Tuesday, November 16, 2010

Stairs and more stairs

I haven't done much in the past few days. I have a longer stretch off right now (just how my schedule works out). I think it's the reason I haven't done anything. I slept in a couple of mornings ago and then about 2 in the afternoon, I had a nap. Just 'cause I had nothing else pressing to do. And with a bit more time off, that means that nothing needs to get done in a hurry. So the past 2 days were write offs.

Now the weather is getting much more blustery, it is really easy to stay inside and watch TV. I figured that I would start to go through some TV shows I have on DVD. The only problem with that is that it is really easy to watch one show after another and then all of a sudden, the whole afternoon is gone. So I decided that for each episode I watched, I had to do 5 flights of stairs (I guess it is helpful to live on the 27th floor). Which worked out really good the first day I had that idea. Then Sunday and Monday... well, stairs seemed like too much work. And I figured hadn't blogged about my idea yet, so no one would know that was my plan, therefore I wasn't cheating. But I was cheating. So today (after coming home from my swim) I did a couple sets of 5 flights of stairs. And then I have done a few more. Now, I'm caught up. All 9 times today. That's 9 sets of 5 flights. 45 flights. Or 630 individual stairs. Not that I did them all together. I go down 5 flights, turn around, come up 5 flights, walk the length of my floor, then do it again. I did it 3 sets, 3 separate times today.

You may be wondering why I'm rambling on about this. I am excited that I was able to do so many stairs at a time. I have always been able to walk for a long time without getting tired, do heavy lifting for a while, or other such daily activities without being in shape. But I have always found that when I'm out of shape and overweight, stairs are REALLY hard to do. I feel breathless very quickly and my knee starts to hurt (when the muscles around my knee are weak). Finding stairs difficult is the 1st thing that lets me know that I'm out of shape ('cause I can fool myself for a long time as long as I don't encounter stairs). So I did 45 flights today. Which I am proud of.

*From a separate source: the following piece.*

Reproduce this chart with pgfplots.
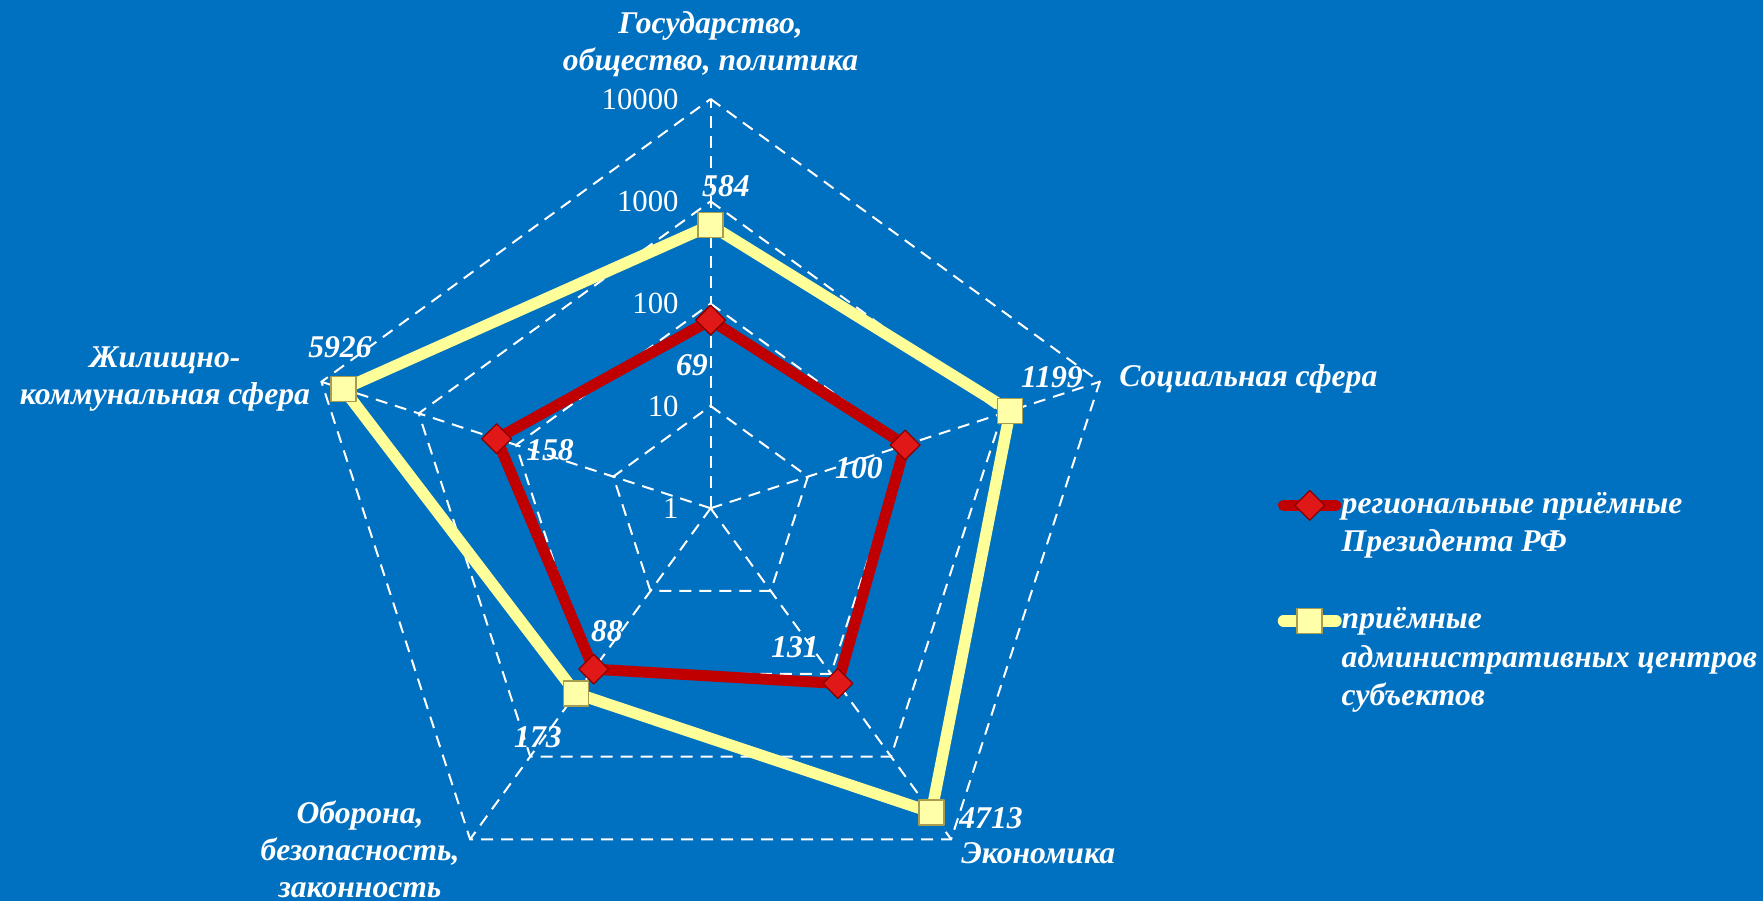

But the reason I started out talking about this was because I felt like I needed to be really honest about how bad Sunday and Monday were. And it wasn't just the lack of exercise (or the refusing to do stairs inbetween episodes like I promised myself). I also inhaled a tub (vat?) of chocolate ice (with the additional tins of caramel and chocolate sauce). Not that I should use this as an excuse, but I have always found it very difficult to loose weight (or even maintain the same weight) in the fall/winter. I crave food that I normally not tempted by. It's the idea of comfort food plus the oversized clothes/layers you wear at this time. And I just don't know how to change my mindset so that I can be successful.

But today was a good day. I have eaten what I am suppose to and haven't eaten anything I'm not suppose to. I went for a 30 minute swim. I did stairs. I'm going to try to think of my success today, and not my failures the past days.